The configuration file for drive/motors/left-front-motor node would then be config/drive/motors/left-front-motor.yaml relative to the configuration package.

The configuration structure also has another parameter, the configuration root, which is the namespace at the root of the configuration directory. For example, if the configuration root in the last example was drive, then the configuration file for the node drive/motors/left-front-motor would be config/motors/left-front-motor.yaml.

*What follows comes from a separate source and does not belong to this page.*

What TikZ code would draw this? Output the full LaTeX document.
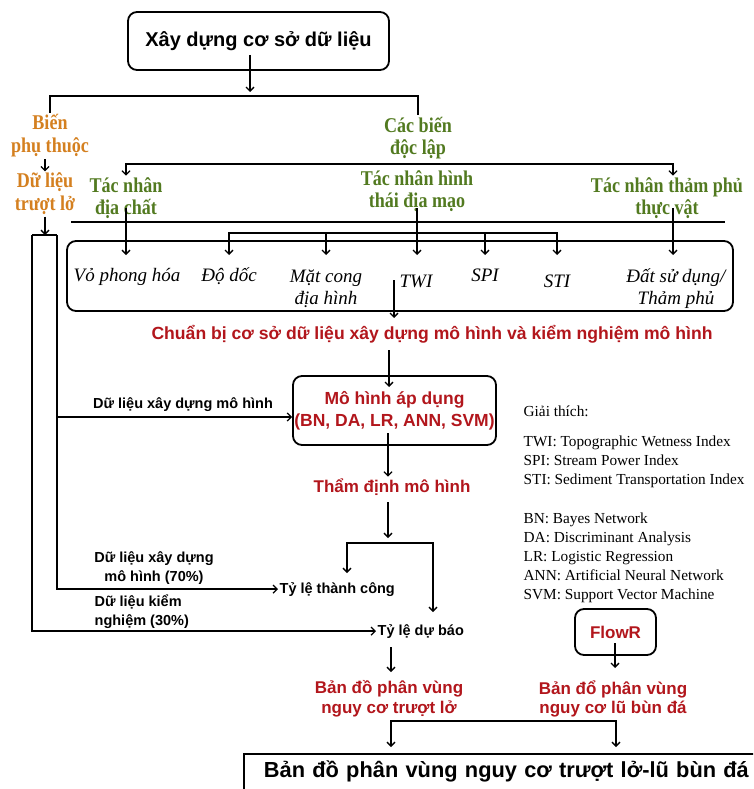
\documentclass[tikz,border=0pt]{standalone}
\usepackage{fontspec}
\setmainfont{Liberation Serif}
\setsansfont{Liberation Sans}
\newfontfamily\lblserif[FakeStretch=0.86]{Liberation Serif}
\usetikzlibrary{arrows.meta}
\definecolor{cOrange}{RGB}{212,128,32}
\definecolor{cGreen}{RGB}{82,122,32}
\definecolor{cRed}{RGB}{178,22,28}
\begin{document}
\begin{tikzpicture}[x=1pt,y=-1pt,line width=1.3pt,
  arr/.style={-{Straight Barb[length=4pt,width=8pt]}},
  barr/.style={{Straight Barb[length=4pt,width=8pt]}-{Straight Barb[length=4pt,width=8pt]}},
  box/.style={draw,line width=1.8pt,rounded corners=9pt},
  titletxt/.style={font=\sffamily\bfseries\fontsize{20}{24}\selectfont},
  orangetxt/.style={text=cOrange,font=\lblserif\bfseries\fontsize{21}{23}\selectfont,align=center,inner sep=1pt},
  greentxt/.style={text=cGreen,font=\lblserif\bfseries\fontsize{21}{22.5}\selectfont,align=center,inner sep=1pt},
  vartxt/.style={font=\itshape\fontsize{19}{22}\selectfont,align=center,inner sep=1pt},
  redtxt/.style={text=cRed,font=\sffamily\bfseries\fontsize{17}{19.5}\selectfont,align=center,inner sep=1pt},
  blktxt/.style={font=\sffamily\bfseries\fontsize{14.5}{19}\selectfont,inner sep=1pt},
  legtxt/.style={font=\fontsize{15.3}{19}\selectfont,anchor=base west,inner sep=0pt},
]
\clip (0,0) rectangle (753,789);

% ---------- top ----------
\node[box,titletxt,minimum width=261pt,minimum height=58pt] (db) at (258.5,41) {Xây dựng cơ sở dữ liệu};
\coordinate (dbout) at (250,55);
\coordinate (splitTip) at (250,92);
\coordinate (split) at (250,96);
\draw[arr] (dbout) -- (splitTip);

\node[orangetxt] (bien) at (50,136) {Biến\\phụ thuộc};
\node[greentxt] (doclap) at (418,138) {Các biến\\độc lập};
\draw (bien.north) |- (split) -| (doclap.north);

\node[orangetxt] (dulieu) at (45,194) {Dữ liệu\\trượt lở};
\draw[arr] (bien.south -| dulieu) -- (dulieu.north);

% ---------- factor groups ----------
\node[greentxt] (tn1) at (126,198) {Tác nhân\\địa chất};
\node[greentxt] (tn2) at (417,191) {Tác nhân hình\\thái địa mạo};
\node[greentxt] (tn3) at (667,198) {Tác nhân thảm phủ\\thực vật};
\coordinate (x3) at (673,0);
\coordinate (gbar) at (418,164);
\draw[barr] (tn1.north) |- (gbar) -| (x3 |- tn3.north);

\coordinate (sepL) at (71,222);
\coordinate (sepR) at (725,222);
\draw[line width=1.8pt] (sepL) -- (sepR);

% ---------- variables box ----------
\node[box,minimum width=666pt,minimum height=70pt] (bigbox) at (400,276) {};
\node[vartxt,anchor=base] (vp) at (127,281) {Vỏ phong hóa};
\node[vartxt,anchor=base] (dd) at (229,281) {Độ dốc};
\node[vartxt] (mc) at (326,289) {Mặt cong\\địa hình};
\node[vartxt,anchor=base] (twi) at (416,287) {TWI};
\node[vartxt,anchor=base] (spi) at (485,281) {SPI};
\node[vartxt,anchor=base] (sti) at (557,287) {STI};
\node[vartxt] (ds) at (676,289) {Đất sử dụng/\\Thảm phủ};

\coordinate (row1) at (0,208);
\coordinate (rowtip) at (0,255);
\coordinate (br) at (0,233);
\draw[arr] (tn1 |- row1) -- (tn1 |- rowtip);
\draw[arr] (tn2 |- row1) -- (tn2 |- rowtip);
\draw[arr] (x3 |- row1) -- (x3 |- rowtip);
\draw[barr] (dd |- rowtip) |- (sti |- br) -- (sti |- rowtip);
\draw[arr] (mc |- br) -- (mc |- rowtip);
\draw[arr] (spi |- br) -- (spi |- rowtip);

% ---------- preparation ----------
\node[redtxt,anchor=base,font=\sffamily\bfseries\fontsize{17.6}{20}\selectfont] (chuan) at (432,339) {Chuẩn bị cơ sở dữ liệu xây dựng mô hình và kiểm nghiệm mô hình};
\coordinate (bbout) at (394,280);
\coordinate (bbtip) at (394,318);
\draw[arr] (bbout) -- (bbtip);

\node[box,redtxt,font=\sffamily\bfseries\fontsize{17.5}{22}\selectfont,minimum width=203pt,minimum height=69pt] (model) at (394.5,410.5) {Mô hình áp dụng\\(BN, DA, LR, ANN, SVM)};
\coordinate (chout) at (389,350);
\coordinate (mtip) at (389,387);
\draw[arr] (chout) -- (mtip);

\node[redtxt,anchor=base] (tham) at (392,492) {Thẩm định mô hình};
\coordinate (mout) at (388,433);
\draw[arr] (mout) -- (mout |- tham.north);
\coordinate (thout) at (388,502);
\coordinate (thtip) at (388,538);
\draw[arr] (thout) -- (thtip);

\node[blktxt,anchor=base west] (tc) at (278,593) {Tỷ lệ thành công};
\node[blktxt,anchor=base west] (dbao) at (376,635) {Tỷ lệ dự báo};
\coordinate (tcTip) at (347,573);
\coordinate (dbTip) at (433,612);
\coordinate (brTop) at (0,543);
\draw[barr] (tcTip) |- (dbTip |- brTop) -- (dbTip);

% ---------- left data lines ----------
\coordinate (jOut) at (32,235);
\coordinate (jIn) at (57,235);
\coordinate (jMod) at (57,417);
\draw[arr] (dulieu.south) -- (dulieu.south |- jOut);
\draw (jOut) -- (jIn);
\draw[arr] (jOut) |- (dbao.west);
\draw[arr] (jIn) |- (tc.west);
\draw[arr] (jMod) -- (jMod -| model.west);

\node[blktxt,anchor=base] (lbl1) at (183,408) {Dữ liệu xây dựng mô hình};
\node[blktxt,align=center] (lbl2) at (154,568) {Dữ liệu xây dựng\\mô hình (70\%)};
\node[blktxt,align=left,anchor=west] (lbl3) at (93,612) {Dữ liệu kiểm\\nghiệm (30\%)};

% ---------- legend ----------
\foreach \i/\yy/\t in {1/416/{Giải thích:},2/446/{TWI: Topographic Wetness Index},3/465/{SPI: Stream Power Index},4/484/{STI: Sediment Transportation Index},5/523/{BN: Bayes Network},6/542/{DA: Discriminant Analysis},7/561/{LR: Logistic Regression},8/580/{ANN: Artificial Neural Network},9/599/{SVM: Support Vector Machine}}
  \node[legtxt] (leg\i) at (523,\yy) {\t};

% ---------- maps ----------
\coordinate (dbout2) at (391,647);
\coordinate (bd1tip) at (391,672);
\draw[arr] (dbout2) -- (bd1tip);
\node[redtxt] (bd1) at (389,699) {Bản đồ phân vùng\\nguy cơ trượt lở};

\node[box,redtxt,minimum width=81pt,minimum height=46pt] (flowr) at (615.5,632) {FlowR};
\coordinate (fout) at (615,643);
\coordinate (ftip) at (615,668);
\draw[arr] (fout) -- (ftip);
\node[redtxt] (bd2) at (613,699) {Bản đổ phân vùng\\nguy cơ lũ bùn đá};

\node[draw,line width=1.8pt,anchor=north west,font=\sffamily\bfseries\fontsize{21.8}{25}\selectfont,text width=520pt,align=left,inner xsep=20pt,inner ysep=8pt,text height=16pt,text depth=30pt] (final) at (243,753) {Bản đồ phân vùng nguy cơ trượt lở-lũ bùn đá};
\coordinate (fL) at (391,721);
\coordinate (fR) at (616,721);
\coordinate (ftipy) at (0,747);
\draw[barr] (fL |- ftipy) -- (fL) -- (fR) -- (fR |- ftipy);
\end{tikzpicture}
\end{document}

The final component of the configuration system is the ability for nodes to read information from other files. To read other files, instead of a .yaml configuration file, a node will have a .d configuration directory. Within that directory, there will be a config.yaml file containing the configuration as discussed above. However, the directory can contain any other files the node needs, of any format. The nodes can access these files while running. For example, if the left-front-motor node above wished to be able to access a wheel.stl file for some reason while running, its configuration file would then be stored at config/drive/motors/left-front-motor.d/config.yaml and the wheel.stl file would be stored at config/drive/motors/left-front-motor.d/wheel.stl.

Dynamic Reconfiguration#

One problem in past years has been that we could not change the rover configuration while it was running. The node framework, however, allows for this. Every time a node activates, it reads its configuration file. Thus, in order to change a node’s configuration, the user can change the file and then restart only the node in question. If restarting that node causes any other failures, the framework will handle those automatically by restarting those nodes too using the failure handling procedure discussed above.

Each node restart is also clean, meaning that it does not retain any state from any previous runs. This means that if a node had an internal issue, a restart will clear it.